1.7.2 Analisis Data Dalam tahapan analisis ini dimulai dengan melakukan pengamatan pada tabel-tabel hasil pengumpulan data. Selanjutnya menganalisa data-data tersebut menggunakan pendapat dari ahli yang telah menyimpulkan terlebih dahulu mengenai ranah tabu. Dalam hal ini dipakai pendapat dari Wardaugh (2006:239) untuk mendapat menjawab rumusan masalah nomor satu mengenai ranah Tabu bahasa dalam bahasa Inggris. Setelah itu, data dari tiga tabel pengumpulan data tadi didistribusikan ke dalam beberapa tabel sesuai dengan ranahnya masingmasing.
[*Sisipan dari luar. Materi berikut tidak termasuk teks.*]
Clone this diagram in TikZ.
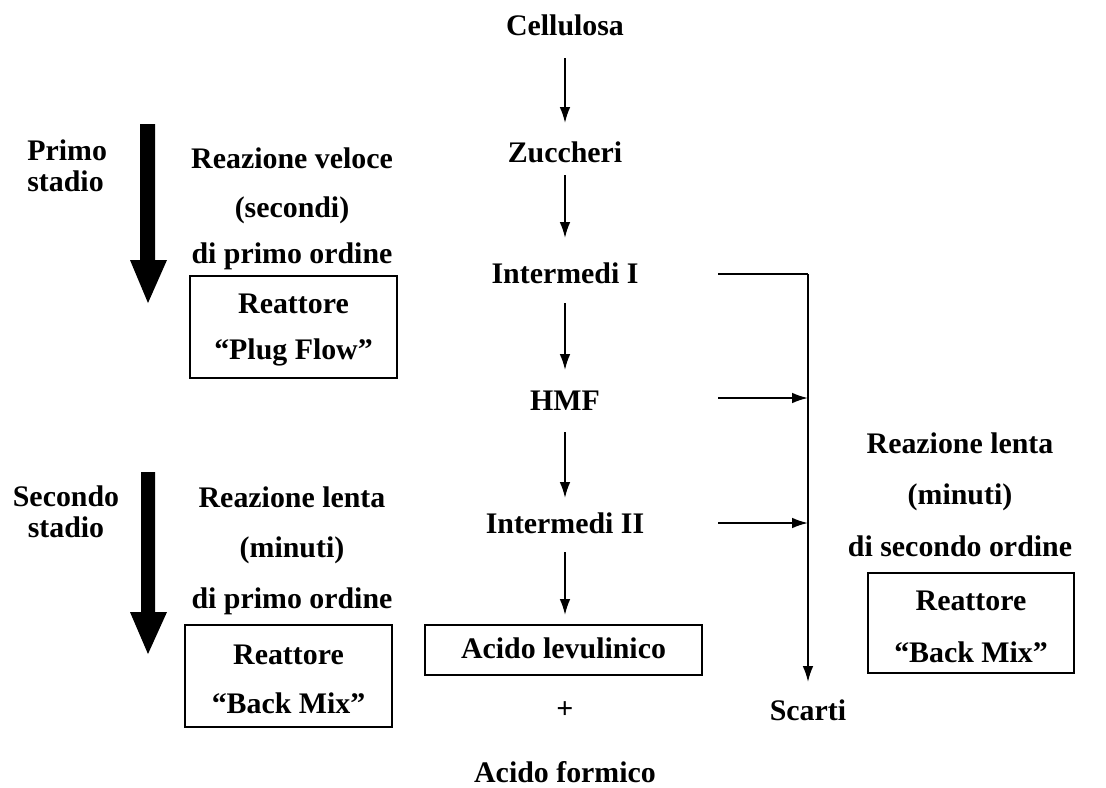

Hasil analisis Ranah Tabu Bahasa dapat dilihat pada sembilan tabel ranah
39
pada lampiran 2. Banyaknya tabel yang digunakan dalam penelitian ini bertujuan untuk mempermudah pembacaan data-data yang ada. Selanjutnya menganalisa data-data sesuai dengan teori tingkat satuan kebahasaan untuk mendapatkan bentuk eufemisme dan menjawab rumusan masalah nomor 2. Pertama-tama dalam mengalisis bentuk, semua data dalam tiga tabel pengumpulan data dijadikan satu tabel besar guna menghindari adanya data ganda. Kemudian satu persatu data eufemisme tersebut diperhatikan dan diputus masuk dalam bentuk tertentu. Setelah semua data eufemisme diketahui bentuknya maka bentuk-bentuk tersebut dikelompokkan ke dalam beberapa tabel sesuai dengan kategori bentuk masing-masing. Kemudian untuk menjawab rumusan masalah nomor 3, data dianalisa menggunakan teori dari Allan dan Burridge (1991: 14). Analisa tersebut dilakukan untuk melihat pembentukan eufemisme dari tabu bahasa dalam bahasa Inggris secara umum. Langkah pertama yang dilakukan adalah dengan menghimpun semua data ke dalam satu tabel dan mulai memperhatikan satu persatu. Dipelajari gejala pembentukkannya dengan seksama sesuai teori yang ada. Setelah gejala pembentukan dari semua data eufemisme dicatat kemudian data-data tersebut dimasukkan ke dalam tabel-tabel sesuai dengan gejala atau cara pembentukan eufemisme tersebut. Keseluruhan data dapat dilihat pada lampiran 4 bagian pembentukan eufemisme. 1.7.3 Penyajian Hasil Analisis Data Data dari hasil analisis yang berupa ranah tabu, bentuk dan pembentukan eufemisme disajikan secara formal dan informal. Informal dengan menggunakan
40
uraian kata-kata biasa dari penulis dan secara formal menggunakan tanda atau lambang-lambang, termasuk tabel, bagan dan lain-lain (Kesuma, 2007:73) 1.8. Sistematika Penyajian Penelitian ini akan disajikan dalam lima bab terstruktur sebagai berikut: a) Bab I Pendahuluan Dalam pendahuluan ini memuat antara lain, latar belakang, rumusan masalah, tujuan penelitian, manfaat penelitian, landasan teori, tinjauan pustaka, dan metode penelitian yang terdiri dari: teknik pengumpulan data, teknik analisa data dan teknik penyajian hasil analisi data, serta sistematika penulisan b) Bab II Ranah Tabu Dalam bab ini peneliti menyajikan tentang ranah tabu yang terdapat pada tabu bahasa dalam bahasa Inggris. c) Bab III Bentuk Eufemisme Dalam Bab ini Peneliti menguraikan tentang tipe bentuk eufemisme yang terdapat pada tabu bahasa dalam bahasa Inggris. d) Bab IV Pembentukan Eufemisme Dalam Bab ini memuat tentang pembentukan eufemisme yang pada tabu bahasa dalam bahasa Inggris e) Bab V Penutup Dalam Bab ini peneliti mengemukakan tentang kesimpulan terhadap penelitian yang telah dilakukan mengenai hasil-hasil yang telah didapat. Dalam bab ini juga memuat saran-saran peneliti berkaitan dengan penelitian eufemisme ini.